We think that Muscat's Labour party and the opposition Nationalists (who currently trail Labour in opinion polls) share a broad commitment to fiscal responsibility. The Nationalists' most recent pre-budget document dated October 2016 contained proposals for expansionary fiscal measures but these were coupled with reforms to contain public spending. The Fiscal Responsibility Act of 2014 enacted EU fiscal rules; established an independent fiscal council; and provided for the publication of a Medium-Term Fiscal Policy Statement and Fiscal Policy Strategy and the building-up of a contingency reserve.

Structural fiscal efforts have been modest in recent years, with the public-sector wage bill and expenditure on goods and services increasing rapidly in 2013-2015, although the proportion of GDP spent on social benefits has been reduced by nearly 1pp since 2013. Efforts to improve tax collection, increase excise duties and reduce expenditure on social benefits should support a positive fiscal structural adjustment in 2017-2018.
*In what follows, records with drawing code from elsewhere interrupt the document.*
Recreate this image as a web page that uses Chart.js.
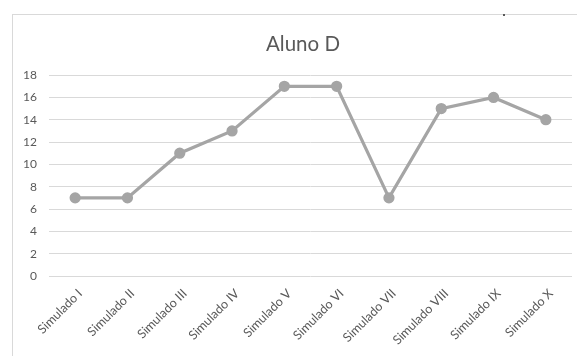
<!DOCTYPE html>
<html>
<head>
<meta charset="utf-8">
<script src="https://cdn.jsdelivr.net/npm/chart.js@4"></script>
<style>
  html, body { margin: 0; padding: 0; background: #fff; overflow: hidden; }
  #frame { position: absolute; left: 12px; top: 14px; width: 700px; height: 500px; border: 1px solid #d9d9d9; box-sizing: border-box; }
  #dot { position: absolute; left: 503px; top: 14px; width: 2px; height: 2px; background: #595959; }
  #wrap { position: absolute; left: 0; top: 0; width: 577px; height: 356px; overflow: hidden; }
</style>
</head>
<body>
<div id="frame"></div>
<div id="dot"></div>
<div id="wrap"><canvas id="c" width="600" height="356"></canvas></div>
<script>
const chartTitle = "Aluno D";
const categories = ["Simulado I", "Simulado II", "Simulado III", "Simulado IV", "Simulado V", "Simulado VI", "Simulado VII", "Simulado VIII", "Simulado IX", "Simulado X"];
const scores = [7, 7, 11, 13, 17, 17, 7, 15, 16, 14];
const yMin = 0, yMax = 18, yStep = 2;

const textColor = "#595959";
const fontFamily = "Lato, 'Open Sans', sans-serif";

new Chart(document.getElementById("c"), {
  type: "line",
  data: {
    labels: categories,
    datasets: [{
      label: chartTitle,
      data: scores,
      borderColor: "#a5a5a5",
      backgroundColor: "#a5a5a5",
      borderWidth: 3.25,
      pointRadius: 4,
      pointHoverRadius: 4,
      pointBackgroundColor: "#a5a5a5",
      pointBorderColor: "#a5a5a5",
      tension: 0,
      fill: false
    }]
  },
  options: {
    responsive: false,
    animation: false,
    devicePixelRatio: 1,
    layout: { padding: { left: 12, right: 6, top: 15, bottom: 0 } },
    plugins: {
      legend: { display: false },
      tooltip: { enabled: false },
      title: {
        display: true,
        text: chartTitle,
        color: textColor,
        font: { family: fontFamily, size: 20.5, weight: "normal" },
        padding: { top: 17, bottom: 18.5 }
      }
    },
    scales: {
      x: {
        offset: true,
        grid: { display: false, drawTicks: false },
        border: { display: false },
        ticks: {
          color: textColor,
          font: { family: fontFamily, size: 12.5 },
          minRotation: 45,
          maxRotation: 45,
          padding: 10,
          labelOffset: 5,
          autoSkip: false
        },
        afterFit: (s) => { s.height = 80; }
      },
      y: {
        min: yMin,
        max: yMax,
        grid: { color: "#d9d9d9", lineWidth: 1, drawTicks: false },
        border: { display: false },
        ticks: {
          stepSize: yStep,
          color: textColor,
          font: { family: fontFamily, size: 12 },
          padding: 12
        },
        afterFit: (s) => { s.width = 37; }
      },
      yPad: {
        position: "right",
        display: true,
        grid: { display: false, drawTicks: false },
        border: { display: false },
        ticks: { display: false },
        afterFit: (s) => { s.width = 22; }
      }
    }
  }
});
</script>
</body>
</html>
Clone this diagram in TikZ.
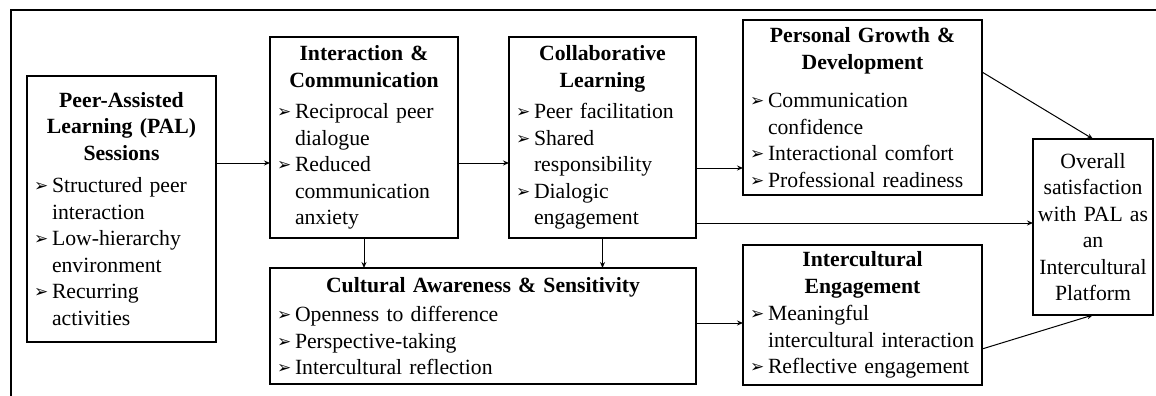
\documentclass[tikz,border=0pt]{standalone}
\usepackage{fontspec}
\setmainfont{Liberation Serif}
\newfontfamily\symfont{DejaVu Sans}
\usetikzlibrary{arrows.meta}

\newcommand{\mk}{\raisebox{1pt}{\symfont\fontsize{17}{17}\selectfont ➢}}
\newcommand{\ttl}[2][4pt]{{\centering\bfseries #2\par}\vspace{#1}}
\newcommand{\itm}[1]{\par\hangindent=18pt\hangafter=1\noindent\makebox[18pt][l]{\mk}#1\par}

\begin{document}
\begin{tikzpicture}[x=1pt, y=-1pt, >={Stealth[length=6pt,width=5pt]},
                    box/.style={draw=black, line width=1.4pt, inner xsep=7pt, inner ysep=0pt, outer sep=0pt,
                                align=left, font=\fontsize{21.7}{26.5}\selectfont},
                    link/.style={->, line width=1pt}]
    \useasboundingbox (0,0) rectangle (1156,396);
    % frame
    \draw[line width=1.2pt] (11,396) -- (11,10) -- (1156,10);
    % nodes
    \node[box, text width=175pt, minimum height=266pt] (pal) at (121.5,209)
        {\ttl[6pt]{Peer-Assisted\\Learning (PAL)\\Sessions}
         \itm{Structured peer\newline interaction}
         \itm{Low-hierarchy\newline environment}
         \itm{Recurring\newline activities}};
    \node[box, text width=174pt, minimum height=201pt] (inter) at (364,137.5)
        {\ttl[5pt]{Interaction \&\\Communication}
         \itm{Reciprocal peer\newline dialogue}
         \itm{Reduced\newline communication\newline anxiety}};
    \node[box, text width=173pt, minimum height=201pt] (collab) at (602.5,137.5)
        {\ttl[5pt]{Collaborative\\Learning}
         \itm{Peer facilitation}
         \itm{Shared\newline responsibility}
         \itm{Dialogic\newline engagement}};
    \node[box, text width=225pt, minimum height=175pt] (growth) at (862.5,107.5)
        {\ttl[12pt]{Personal Growth \&\\Development}
         \itm{Communication\newline confidence}
         \itm{Interactional comfort}
         \itm{Professional readiness}};
    \node[box, text width=412pt, minimum height=116pt] (culture) at (483,326)
        {\ttl[3pt]{Cultural Awareness \& Sensitivity}
         \itm{Openness to difference}
         \itm{Perspective-taking}
         \itm{Intercultural reflection}};
    \node[box, text width=225pt, minimum height=140pt] (engage) at (862.5,315)
        {\ttl[1pt]{Intercultural\\Engagement}
         \itm{Meaningful\newline intercultural interaction}
         \itm{Reflective engagement}};
    \node[box, align=center, inner xsep=2pt, text width=116pt, minimum height=176pt] (overall) at (1093,227)
        {Overall\\satisfaction\\with PAL as\\an\\Intercultural\\Platform};
    % lines
    \draw[link] (pal.east |- 0,163) -- (inter.west |- 0,163);
    \draw[link] (inter.east |- 0,163) -- (collab.west |- 0,163);
    \draw[link] (collab.east |- 0,168) -- (growth.west |- 0,168);
    \draw[link] (collab.east |- 0,223) -- (overall.west |- 0,223);
    \draw[link] (inter.south) -- (inter.south |- culture.north);
    \draw[link] (collab.south) -- (collab.south |- culture.north);
    \draw[link] (culture.east |- 0,323) -- (engage.west |- 0,323);
    \draw[link] (growth.east |- 0,72) -- (overall.north);
    \draw[link] (engage.east |- 0,349) -- (overall.south);
\end{tikzpicture}
\end{document}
The 2016 surplus helped bring debt/GDP below 60%. This is still somewhat higher than the 'A' category median, but we forecast the ratio to fall steadily over the rating horizon, narrowing the gap to ratings peers. Risks to our forecasts include an unexpected growth shock, long-term spending pressures related to ageing, and government guarantees and contingent liabilities. The authorities are moving to address some of these challenges. Planned structural fiscal adjustment should build up additional fiscal headroom, and several pension reforms have been passed. Contingent liabilities have declined from 15.1% of GDP at end-2015 to 14.1% of GDP at end-2016 and are set to decrease further, to an estimated 9.7% of GDP by end-2017 when the temporary guarantee provided to ElectroGas for the construction of a new power station expires.

Our view that the public debt/GDP ratio is on a downward trajectory and that economic growth will keep outperforming similarly rated peers is reflected in the Positive Outlook on Malta's 'A' sovereign rating.